North Korea early on Thursday test-fired two new short-range ballistic missiles in a first since leader Kim Jong-un's meeting with Trump at the demilitarized zone (DMZ) between the Koreas last month, where they agreed to resume stalled denuclearization talks.
 
Despite Pyongyang’s calling the tests a “solemn warning” to its southern neighbors, Trump said that “they’re short range missiles, and many people have those missiles.”
 
“Well, he (Kim) didn’t say a warning to the United States, I can tell you that. He didn’t send a warning to the United States,” Trump told reporters on Friday, adding that North and South Koreas have had disputes “for a long time.”
 
"They have their disputes, the two of them have their disputes," he said referring to the two countries which fought a war between 1950 and 1953 during which US troops took a major part, winding up as the South's principal protector.
 
Meanwhile, Kim said Thursday that "we cannot but develop non-stop super-powerful weapon systems to remove the potential and direct threats to the security of our country that exist in the South,” according to state news agency KCNA.
 
While the report did not mention Trump or the US, it noted that Kim was critical of Seoul's plans to continue joint exercises with the US military on the Korean Peninsula.
 
Trump, however, said that his "relationship with very Kim is very good.

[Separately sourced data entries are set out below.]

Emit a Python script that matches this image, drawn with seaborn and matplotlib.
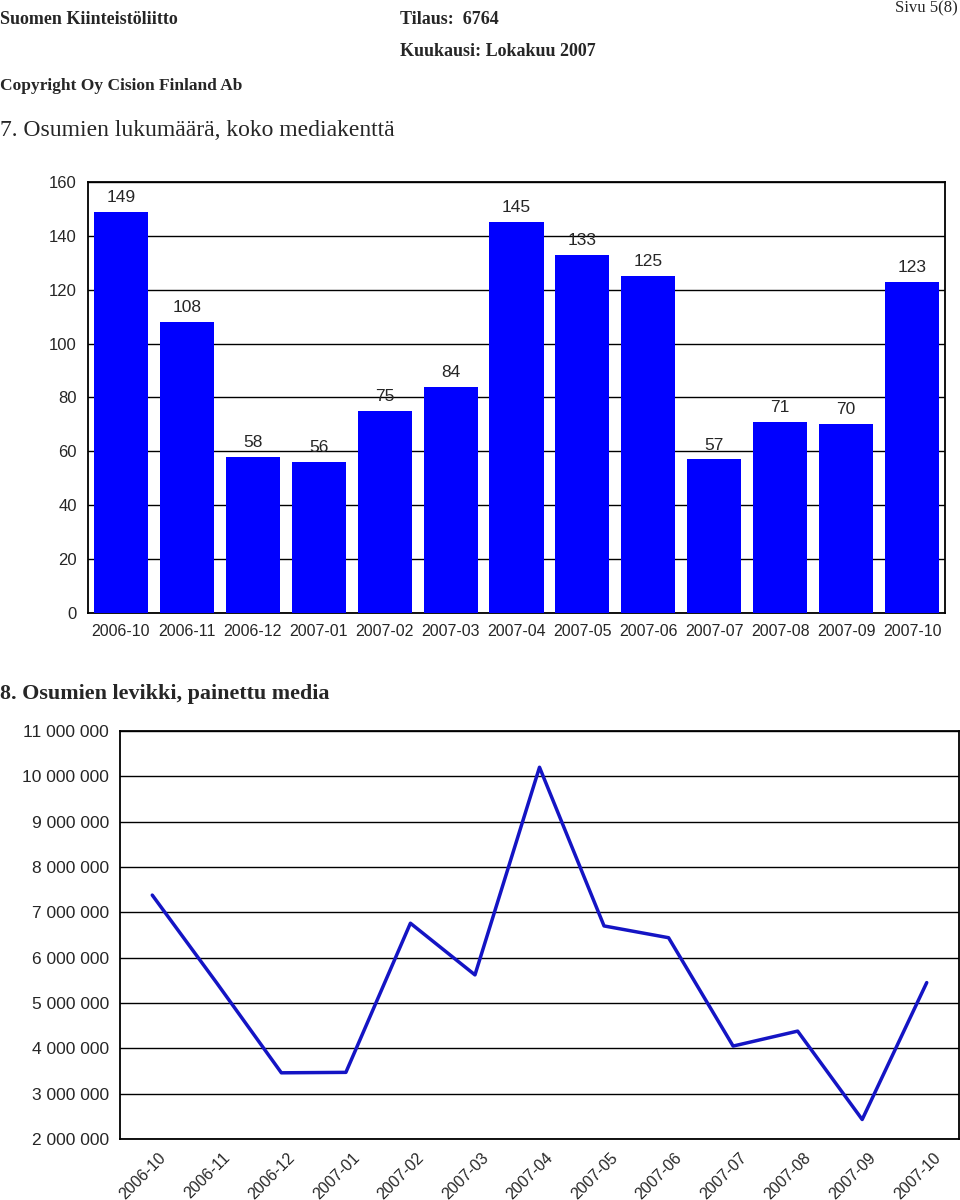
import matplotlib
matplotlib.use('Agg')
import matplotlib.pyplot as plt
from matplotlib.ticker import FuncFormatter
from matplotlib.transforms import ScaledTranslation
import seaborn as sns
import pandas as pd

# data
months = ['2006-10', '2006-11', '2006-12', '2007-01', '2007-02', '2007-03', '2007-04',
          '2007-05', '2007-06', '2007-07', '2007-08', '2007-09', '2007-10']
hits = [149, 108, 58, 56, 75, 84, 145, 133, 125, 57, 71, 70, 123]
reach = [7380000, 5440000, 3460000, 3470000, 6760000, 5620000, 10200000,
         6700000, 6440000, 4050000, 4380000, 2430000, 5450000]

sns.set_style('white')
plt.rcParams['font.family'] = ['Liberation Sans', 'DejaVu Sans']

fig = plt.figure(figsize=(9.6, 12), dpi=100)
serif = ['Liberation Serif', 'DejaVu Serif']

# header
fig.text(0.0, 1 - 20 / 1200, 'Suomen Kiinteistöliitto', family=serif, weight='bold', fontsize=13, va='center')
fig.text(400 / 960, 1 - 20 / 1200, 'Tilaus:  6764', family=serif, weight='bold', fontsize=13, va='center')
fig.text(400 / 960, 1 - 52 / 1200, 'Kuukausi: Lokakuu 2007', family=serif, weight='bold', fontsize=13, va='center')
fig.text(0.0, 1 - 86 / 1200, 'Copyright Oy Cision Finland Ab', family=serif, weight='bold', fontsize=12.5, va='center')
fig.text(958 / 960, 1 - 8 / 1200, 'Sivu 5(8)', family=serif, fontsize=12, va='center', ha='right')
fig.text(0.0, 1 - 131 / 1200, '7. Osumien lukumäärä, koko mediakenttä', family=serif, fontsize=17, va='center')
fig.text(0.0, 1 - 694 / 1200, '8. Osumien levikki, painettu media', family=serif, weight='bold', fontsize=15.8, va='center')

# chart 7: bars
df1 = pd.DataFrame({'kk': months, 'osumat': hits})
ax1 = fig.add_axes([88 / 960, 1 - 613 / 1200, (945 - 88) / 960, (613 - 182) / 1200])
sns.barplot(data=df1, x='kk', y='osumat', color='#0000FF', saturation=1, width=0.82,
            edgecolor='none', ax=ax1, zorder=3)
ax1.set_ylim(0, 160)
ax1.set_yticks(range(0, 161, 20))
ax1.set_xlim(-0.5, len(months) - 0.5)
ax1.grid(axis='y', color='black', linewidth=1, zorder=0)
ax1.set_axisbelow(True)
ax1.bar_label(ax1.containers[0], padding=5, fontsize=12.5)
ax1.set_xlabel('')
ax1.set_ylabel('')
ax1.tick_params(length=0, labelsize=12, pad=8)
ax1.tick_params(axis='x', labelsize=11.5)
for s in ax1.spines.values():
    s.set_color('black')
    s.set_linewidth(1.3)

# chart 8: line
df2 = pd.DataFrame({'kk': months, 'levikki': reach})
ax2 = fig.add_axes([120 / 960, 1 - 1139 / 1200, (959 - 120) / 960, (1139 - 731) / 1200])
sns.lineplot(data=df2, x='kk', y='levikki', color='#1414C4', linewidth=2.5, ax=ax2, zorder=3)
ax2.set_ylim(2000000, 11000000)
ax2.set_yticks(range(2000000, 11000001, 1000000))
ax2.yaxis.set_major_formatter(FuncFormatter(lambda v, p: f'{int(v):,}'.replace(',', ' ')))
ax2.set_xlim(-0.5, len(months) - 0.5)
ax2.grid(axis='y', color='black', linewidth=1, zorder=0)
ax2.set_xlabel('')
ax2.set_ylabel('')
ax2.tick_params(length=0, labelsize=12.5, pad=8)
ax2.tick_params(axis='x', labelsize=11.5)
shift = ScaledTranslation(6 / 100, 0, fig.dpi_scale_trans)
for lab in ax2.get_xticklabels():
    lab.set_rotation(45)
    lab.set_ha('right')
    lab.set_rotation_mode('anchor')
    lab.set_transform(lab.get_transform() + shift)
for s in ax2.spines.values():
    s.set_color('black')
    s.set_linewidth(1.3)

fig.savefig('out.png', dpi=100)
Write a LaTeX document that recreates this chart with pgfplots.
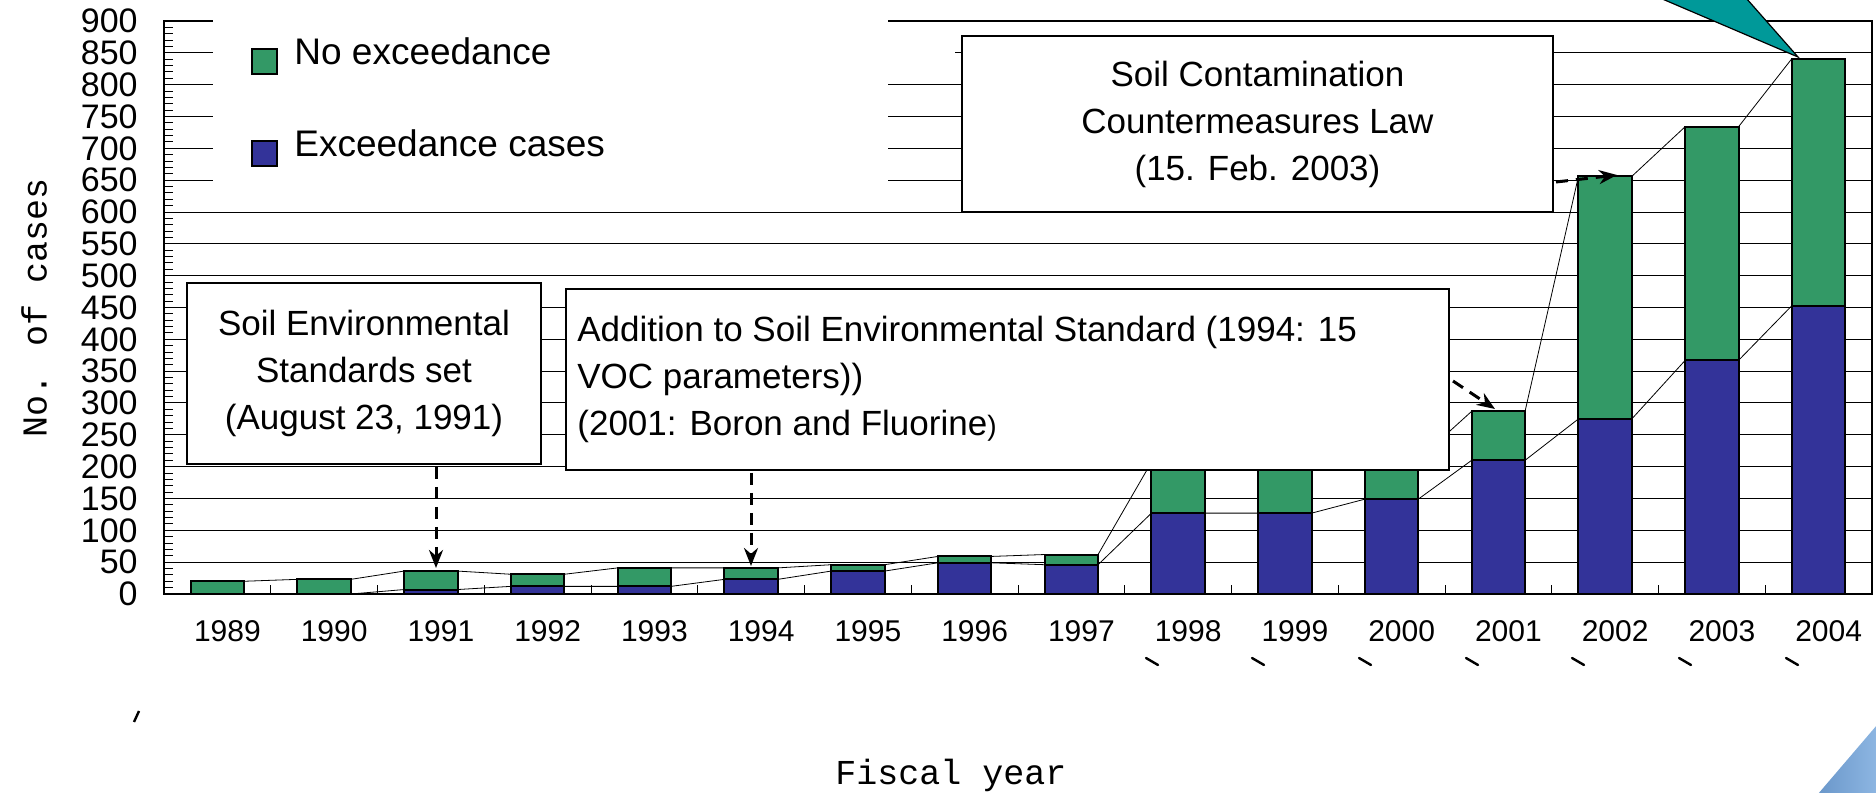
\documentclass[border=0pt]{standalone}
\usepackage{fontspec}
\setmainfont{Liberation Sans}
\newfontfamily\jmono{Liberation Mono}
\usepackage{pgfplots}
\usepackage{pgfplotstable}
\pgfplotsset{compat=1.18}
\usetikzlibrary{arrows.meta}
\definecolor{gr}{HTML}{339966}
\definecolor{bl}{HTML}{333399}
\definecolor{tealc}{HTML}{009999}
\definecolor{lbA}{HTML}{6A97CA}
\definecolor{lbB}{HTML}{8DB6E2}

\pgfplotstableread{
idx exc total
0 0 20
1 0 23
2 7 36
3 12 31
4 12 41
5 23 41
6 36 46
7 49 59
8 46 62
9 127 207
10 127 210
11 149 211
12 210 287
13 275 656
14 367 734
15 453 841
}\casedata

\begin{document}
\begin{tikzpicture}
\useasboundingbox (0,0) rectangle (938pt,396.5pt);
\begin{axis}[
  at={(82pt,99.5pt)}, anchor=south west,
  scale only axis, width=854pt, height=286.5pt,
  xmin=-0.5, xmax=15.5, ymin=0, ymax=900,
  ybar, bar shift=0pt, bar width=0.5,
  axis line style={line width=1pt},
  ytick={0,50,...,900},
  minor y tick num=4,
  ymajorgrids,
  major grid style={black, line width=0.5pt},
  xtick={0,...,15},
  xticklabels={1989,1990,1991,1992,1993,1994,1995,1996,1997,1998,1999,2000,2001,2002,2003,2004},
  minor xtick={0.5,1.5,...,14.5},
  tick pos=left,
  tick align=inside,
  major tick length=0pt,
  minor tick length=4.5pt,
  minor tick style={black, line width=0.5pt},
  /pgf/number format/assume math mode=true,
  yticklabel style={font=\fontsize{17}{17}\selectfont, anchor=east, inner sep=0pt, xshift=-13pt},
  xticklabel style={font=\fontsize{15}{15}\selectfont, anchor=north, inner sep=0pt, yshift=-13pt, xshift=5pt},
  clip=false,
]
\addplot[fill=gr, draw=black, line width=1pt] table[x=idx, y=total]{\casedata};
\addplot[fill=bl, draw=black, line width=1pt] table[x=idx, y=exc]{\casedata};
\addplot[sharp plot, black, line width=0.4pt, mark=none] coordinates {
 (-0.25,20)(0.25,20)(0.75,23)(1.25,23)(1.75,36)(2.25,36)(2.75,31)(3.25,31)
 (3.75,41)(4.25,41)(4.75,41)(5.25,41)(5.75,46)(6.25,46)(6.75,59)(7.25,59)
 (7.75,62)(8.25,62)(8.75,207)(9.25,207)(9.75,210)(10.25,210)(10.75,211)(11.25,211)
 (11.75,287)(12.25,287)(12.75,656)(13.25,656)(13.75,734)(14.25,734)(14.75,841)(15.25,841)};
\addplot[sharp plot, black, line width=0.4pt, mark=none] coordinates {
 (-0.25,0)(0.25,0)(0.75,0)(1.25,0)(1.75,7)(2.25,7)(2.75,12)(3.25,12)
 (3.75,12)(4.25,12)(4.75,23)(5.25,23)(5.75,36)(6.25,36)(6.75,49)(7.25,49)
 (7.75,46)(8.25,46)(8.75,127)(9.25,127)(9.75,127)(10.25,127)(10.75,149)(11.25,149)
 (11.75,210)(12.25,210)(12.75,275)(13.25,275)(13.75,367)(14.25,367)(14.75,453)(15.25,453)};
\end{axis}

\begin{scope}[x=0.5pt, y=-0.5pt, yshift=396.5pt]
  % legend area
  \fill[white] (213,13) rectangle (888,193);
  \fill[white] (888,42) rectangle (955,66);
  \draw[fill=gr, line width=1pt] (252,49) rectangle (277,74);
  \draw[fill=bl, line width=1pt] (252,141) rectangle (277,166);
  \node[anchor=base west, inner sep=0pt, font=\fontsize{18.5}{18.5}\selectfont] at (294,64.5) {No exceedance};
  \node[anchor=base west, inner sep=0pt, font=\fontsize{18.5}{18.5}\selectfont] at (294,157) {Exceedance cases};
  % boxes
  \draw[fill=white, line width=1.2pt] (187,283) rectangle (541,464);
  \node[align=center, inner sep=0pt, font=\fontsize{17.5}{23.5}\selectfont] at (364,373.5)
    {Soil Environmental\\Standards set\\(August 23, 1991)};
  \draw[fill=white, line width=1.2pt] (566,289) rectangle (1449,470);
  \node[align=left, anchor=west, inner sep=0pt, font=\fontsize{17.5}{23.5}\selectfont] at (577,379.5)
    {Addition to Soil Environmental Standard (1994: 15\\VOC parameters))\\(2001: Boron and Fluorine{\fontsize{14}{14}\selectfont)}};
  \draw[fill=white, line width=1.2pt] (962,36) rectangle (1553,212);
  \node[align=center, inner sep=0pt, font=\fontsize{17.5}{23.5}\selectfont] at (1257.5,124)
    {Soil Contamination\\Countermeasures Law\\(15. Feb. 2003)};
  % arrows
  \tikzset{arr/.style={line width=1.5pt, dash pattern=on 6pt off 4pt, -{Stealth[length=9pt,width=7pt]}}}
  \draw[arr] (436,467) -- (436,568);
  \draw[arr] (751,473) -- (751,566);
  \draw[arr] (1453,381) -- (1495,409);
  \draw[arr] (1556,182) -- (1617,175);
  % teal callout
  \draw[fill=tealc, line width=0.6pt, line join=miter] (1660,-2) -- (1798,57) -- (1746,-2);
  % corner triangle
  \shade[left color=lbA, right color=lbB] (1818,794) -- (1877,794) -- (1877,725) -- cycle;
  % axis titles
  \node[rotate=90, inner sep=0pt, font=\jmono\fontsize{17.5}{17.5}\selectfont] at (34,308) {No. of cases};
  \node[inner sep=0pt, font=\jmono\fontsize{17.5}{17.5}\selectfont] at (951,775) {Fiscal year};
  % stray marks
  \foreach \c in {1152,1258,1365,1472,1578,1685,1792}
    \draw[line width=1.2pt, line cap=round] (\c-6,658) -- (\c+6,665);
  \draw[line width=1.2pt] (134,722) -- (139,711);
\end{scope}
\end{tikzpicture}
\end{document}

We'll see what happens."
 
The US State Department said Thursday Pyongyang should refrain from further provocations and that it looked forward to resuming working-level talks on North Korea's denuclearization.
 
“We urge no more provocations. This administration is committed to diplomatic engagement with the North Koreans and we continue to press and hope for these working-level negotiations to move forward,” State Department spokeswoman Morgan Ortagus said in a statement.
 
As a precondition, North Korea says it would only come to the negotiating table when the joint US-South Korean military exercises end.